The datapath phase uses 26 bits of the microinstruction to
manipulate the data in the datapath. Each microinstruction must be
literally interpreted. For example, if the GateMDR
bit is asserted, then data must go from the MDR onto the bus. You
must also establish an order for events to occur during a machine
cycle. For example, data should be gated onto the bus first, and
loaded into a register at the end of the cycle. Simulate these
events by writing the code for functions eval_bus_drivers
,
drive_bus
and latch_datapath_values
.
We will assume a memory operation takes five cycles to complete.

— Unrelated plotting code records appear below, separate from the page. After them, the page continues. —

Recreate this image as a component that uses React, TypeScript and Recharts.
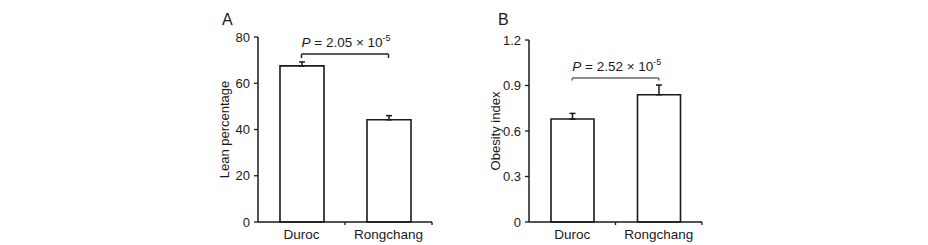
import { Bar, BarChart, ErrorBar, ReferenceLine, XAxis, YAxis } from 'recharts';

// values
const categories = ['Duroc', 'Rongchang'];
const leanMeans = [67.5, 44.2];
const leanErrors = [1.7, 1.8];
const leanTicks = [0, 20, 40, 60, 80];
const leanBracket = [72.6, 70.9];

const obesityMeans = [0.679, 0.839];
const obesityErrors = [0.037, 0.064];
const obesityTicks = [0, 0.3, 0.6, 0.9, 1.2];
const obesityBracket = [0.949, 0.933];

const FONT = '"Liberation Sans", Arial, sans-serif';
const INK = '#1a1a1a';

const leanData = categories.map((name, i) => ({ name, value: leanMeans[i], err: [0, leanErrors[i]] }));
const obesityData = categories.map((name, i) => ({ name, value: obesityMeans[i], err: [0, obesityErrors[i]] }));

function CategoryTick(props: any) {
  const { x, y, payload } = props;
  const off = payload?.offset ?? 0;
  return (
    <g>
      <text x={x} y={y + 17} textAnchor="middle" fontSize={13.5} fontFamily={FONT} fill={INK}>
        {payload.value}
      </text>
      {off ? <line x1={x + off} x2={x + off} y1={y} y2={y + 3} stroke={INK} strokeWidth={1.3} /> : null}
    </g>
  );
}

function axisLabel(text: string) {
  return (props: any) => {
    const { x, y, height } = props.viewBox;
    const cx = x + 6.5;
    const cy = y + height / 2;
    return (
      <text
        x={cx}
        y={cy}
        transform={`rotate(-90, ${cx}, ${cy})`}
        textAnchor="middle"
        dominantBaseline="central"
        fontSize={13}
        fontFamily={FONT}
        fill={INK}
      >
        {text}
      </text>
    );
  };
}

function pLabel(value: string, gap: number) {
  return (props: any) => {
    const { x, y } = props.viewBox;
    return (
      <text x={x} y={y - gap} fontSize={13.5} fontFamily={FONT} fill={INK}>
        <tspan fontStyle="italic">P</tspan>
        {` = ${value} × 10`}
        <tspan dy={-6} fontSize={9}>-5</tspan>
      </text>
    );
  };
}

interface PanelProps {
  data: any[];
  ticks: number[];
  bracket: number[];
  label: string;
  pValue: string;
  gap: number;
  bracketColor: string;
  width: number;
  margin: { top: number; right: number; bottom: number; left: number };
  barSize: number;
  fmt?: (v: number) => string;
}

function Panel(p: PanelProps) {
  const [top, end] = p.bracket;
  return (
    <BarChart width={p.width} height={245} data={p.data} margin={p.margin}>
      <XAxis
        dataKey="name"
        height={20}
        tickLine={false}
        tickSize={0}
        tickMargin={0}
        tick={<CategoryTick />}
        axisLine={{ stroke: INK, strokeWidth: 1.5 }}
        interval={0}
      />
      <YAxis
        width={40}
        domain={[p.ticks[0], p.ticks[p.ticks.length - 1]]}
        ticks={p.ticks}
        tickSize={4}
        tickMargin={4}
        tickFormatter={p.fmt}
        axisLine={{ stroke: INK, strokeWidth: 1.5 }}
        tickLine={{ stroke: INK, strokeWidth: 1.3 }}
        tick={{ fontSize: 13, fontFamily: FONT, fill: INK }}
        label={axisLabel(p.label)}
      />
      <Bar dataKey="value" fill="#fff" stroke={INK} strokeWidth={1.6} barSize={p.barSize} isAnimationActive={false}>
        <ErrorBar dataKey="err" width={3} stroke={INK} strokeWidth={1.5} direction="y" />
      </Bar>
      <ReferenceLine
        segment={[{ x: categories[0], y: top }, { x: categories[1], y: top }]}
        stroke={p.bracketColor}
        strokeWidth={1.5}
        label={pLabel(p.pValue, p.gap)}
      />
      <ReferenceLine
        segment={[{ x: categories[0], y: top }, { x: categories[0], y: end }]}
        stroke={p.bracketColor}
        strokeWidth={1.5}
      />
      <ReferenceLine
        segment={[{ x: categories[1], y: top }, { x: categories[1], y: end }]}
        stroke={p.bracketColor}
        strokeWidth={1.5}
      />
    </BarChart>
  );
}

export default function App() {
  return (
    <div style={{ position: 'absolute', left: 0, top: 0, width: 928, height: 245, background: '#fff' }}>
      <svg width={928} height={245} style={{ position: 'absolute', left: 0, top: 0 }}>
        <text x={222} y={25} fontSize={16} fontFamily={FONT} fill={INK}>A</text>
        <text x={498} y={25} fontSize={16} fontFamily={FONT} fill={INK}>B</text>
      </svg>
      <div style={{ position: 'absolute', left: 200, top: 0 }}>
        <Panel
          data={leanData}
          ticks={leanTicks}
          bracket={leanBracket}
          label="Lean percentage"
          pValue="2.05"
          gap={7}
          bracketColor="#222"
          width={260}
          margin={{ top: 37, right: 28, bottom: 3, left: 18 }}
          barSize={44}
        />
      </div>
      <div style={{ position: 'absolute', left: 470, top: 0 }}>
        <Panel
          data={obesityData}
          ticks={obesityTicks}
          bracket={obesityBracket}
          label="Obesity index"
          pValue="2.52"
          gap={7}
          bracketColor="#666"
          width={250}
          margin={{ top: 40, right: 18, bottom: 3, left: 19 }}
          barSize={43}
          fmt={(v) => (v === 0 ? '0' : v.toFixed(1))}
        />
      </div>
    </div>
  );
}
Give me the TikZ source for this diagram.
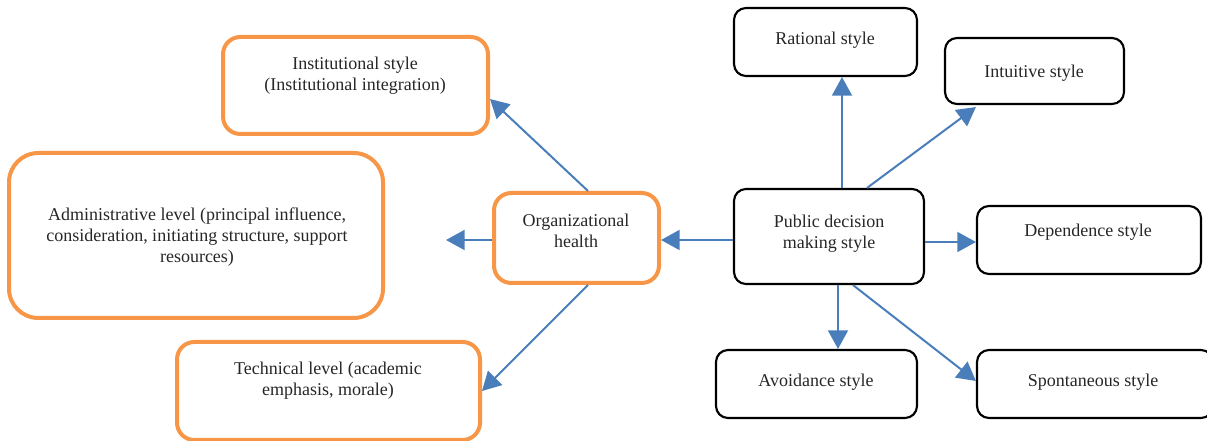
\documentclass[tikz,border=0pt]{standalone}
\usepackage{fontspec}
\setmainfont{Liberation Serif}
\usetikzlibrary{arrows.meta,calc}
\definecolor{flowblue}{RGB}{74,126,187}
\definecolor{healthorange}{RGB}{247,150,70}
\begin{document}
\begin{tikzpicture}[x=0.75pt,y=0.75pt,yscale=-1,
  stylebox/.style={draw=black,line width=1.6pt,rounded corners=9pt,inner sep=0pt},
  healthbox/.style={draw=healthorange,line width=3pt,rounded corners=13pt,inner sep=0pt},
  boxtext/.style={align=center,font=\fontsize{13.5}{16}\selectfont,text=black!85,inner sep=0pt},
  flow/.style={draw=flowblue,line width=1.5pt,-{Triangle[length=14pt,width=15pt]}}]
%set diagram left start at 0, and has height of 441
\useasboundingbox (0,0) rectangle (1207,441);

%Shape: Rounded Rect [id:rational]
\node[stylebox,minimum width=183*0.75pt,minimum height=68*0.75pt] (rational) at (825.5,42) {};
%Shape: Rounded Rect [id:intuitive]
\node[stylebox,minimum width=179*0.75pt,minimum height=66*0.75pt] (intuitive) at (1034.5,71) {};
%Shape: Rounded Rect [id:public]
\node[stylebox,minimum width=190*0.75pt,minimum height=95*0.75pt] (public) at (829,236.5) {};
%Shape: Rounded Rect [id:dependence]
\node[stylebox,minimum width=224*0.75pt,minimum height=68*0.75pt] (dependence) at (1089,240) {};
%Shape: Rounded Rect [id:avoidance]
\node[stylebox,minimum width=201*0.75pt,minimum height=68*0.75pt] (avoidance) at (816.5,384) {};
%Shape: Rounded Rect [id:spontaneous]
\node[stylebox,minimum width=236*0.75pt,minimum height=68*0.75pt] (spontaneous) at (1095,384) {};

%Shape: Rounded Rect [id:institutional]
\node[healthbox,minimum width=265*0.75pt,minimum height=97*0.75pt] (institutional) at (355.5,85.5) {};
%Shape: Rounded Rect [id:administrative]
\node[healthbox,rounded corners=22pt,minimum width=374*0.75pt,minimum height=165*0.75pt] (administrative) at (196,235.5) {};
%Shape: Rounded Rect [id:organizational]
\node[healthbox,minimum width=165*0.75pt,minimum height=90*0.75pt] (organizational) at (576.5,238) {};
%Shape: Rounded Rect [id:technical]
\node[healthbox,minimum width=303*0.75pt,minimum height=98*0.75pt] (technical) at (328.5,391) {};

\coordinate (admintip) at ($(administrative.east)+(61,4.5)$);

%Straight Lines with arrows
\draw[flow] ($(public.north)+(13,0)$) -- ($(rational.south)+(16.5,0)$);
\draw[flow] ($(public.north)+(38,0)$) -- ($(intuitive.south west)+(32,2)$);
\draw[flow] ($(public.east)+(0,5.5)$) -- ($(dependence.west)+(0,2)$);
\draw[flow] ($(public.south)+(9,0)$) -- ($(avoidance.north)+(21.5,0)$);
\draw[flow] ($(public.south)+(24,0)$) -- ($(spontaneous.west)+(0,-3)$);
\draw[flow] ($(public.west)+(0,3.5)$) -- ($(organizational.east)+(0,2)$);
\draw[flow] ($(organizational.west)+(0,2)$) -- (admintip);
\draw[flow] ($(organizational.north)+(11.5,0)$) -- ($(institutional.east)+(0,13.5)$);
\draw[flow] ($(organizational.south)+(11.5,0)$) -- ($(technical.east)+(0,0)$);

% Text Node
\node[boxtext] (rationaltext) at (825,40) {Rational style};
% Text Node
\node[boxtext] (intuitivetext) at (1034,73) {Intuitive style};
% Text Node
\node[boxtext] (publictext) at (829,234) {Public decision\\making style};
% Text Node
\node[boxtext] (dependencetext) at (1088,232) {Dependence style};
% Text Node
\node[boxtext] (avoidancetext) at (816,382) {Avoidance style};
% Text Node
\node[boxtext] (spontaneoustext) at (1093,382) {Spontaneous style};
% Text Node
\node[boxtext] (institutionaltext) at (355,76) {Institutional style\\(Institutional integration)};
% Text Node
\node[boxtext] (administrativetext) at (197,237) {Administrative level (principal influence,\\consideration, initiating structure, support\\resources)};
% Text Node
\node[boxtext] (organizationaltext) at (576,231) {Organizational\\health};
% Text Node
\node[boxtext] (technicaltext) at (328,381) {Technical level (academic\\emphasis, morale)};

\end{tikzpicture}
\end{document}
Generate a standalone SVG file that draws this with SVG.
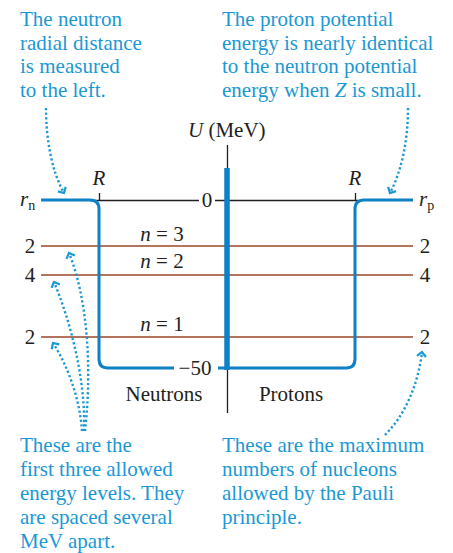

That is, the ready bit is asserted at the end of the fourth cycle.
Function cycle_memory
emulates memory.
The shell has been written for you. Copy the following file to your work directory:
lc3bsim3.c
At present, the shell reads in the microcode and input program
and initializes the machine. It is your responsibility to write
the correct microcode file and to complete the simulation routines
that simulate the activity of the LC-3b microarchitecture. In
particular, you will be writing the five functions described above
(eval_micro_sequencer
, cycle_memory
, eval_bus_drivers
,
drive_bus
, and latch_datapath_values
).
Add your code to the end of the shell code. Do not modify the shell code.
The accuracy of your simulator is your main priority. Specifically, make sure the correct microarchitectural structures sample the correct signals.
It is your responsibility to verify that your simulator is working correctly. You should write programs using all of the LC-3b instructions and execute them one cycle at a time (run 1). You can use the rdump and mdump commands to verify that the state of the machine is updated correctly after the execution of each cycle.
Because we will be evaluating your code on linux, you must be sure your code compiles on an ECE linux machine using gcc with the -ansi flag. This means that you need to write your code in C such that it conforms to the ANSI C standard. You should also make sure that your code runs correctly on one of the ECE linux machines.
You will submit the following files:
Please make sure that you have made the following correction to the ISA handout.
In Appendix A, please correct the operation of the JSR/JSRR instruction to read:
TEMP = PC†
if (bit(11)==0)
PC = BaseR;
else
PC = PC† + LSHF(SEXT(PCoffset11), 1);
R7 = TEMP;
* PC†: incremented PC
Please note that LEA does NOT set condition codes.
LC-3b registers are 16 bits wide. However, when you perform
arithmetic or bitwise operations in C on int
data types on the Linux x86 machines you are using 32 bits.
Therefore, you must be careful about not keeping the higher 16
bits of the results in the architectural state. The shell code
includes a macro called Low16bits
that you can
use to avoid this problem.
The control signals in your ucode3 file must be encoded according to Tables C.1 and C.2 in Appendix C. For each signal, the first (leftmost or the topmost) signal value must be encoded as 0, the next value as 1, the value after that as 2 (binary 10) and so on. For example, Table C.1 lists the signal values for the two bit signal ALUK as follows: ADD, AND, XOR, PASSA. This means that ADD must be encoded as binary 00, AND as 01, XOR as 10, and PASSA as 11. Please use a 0 whenever a particular signal is a don't care.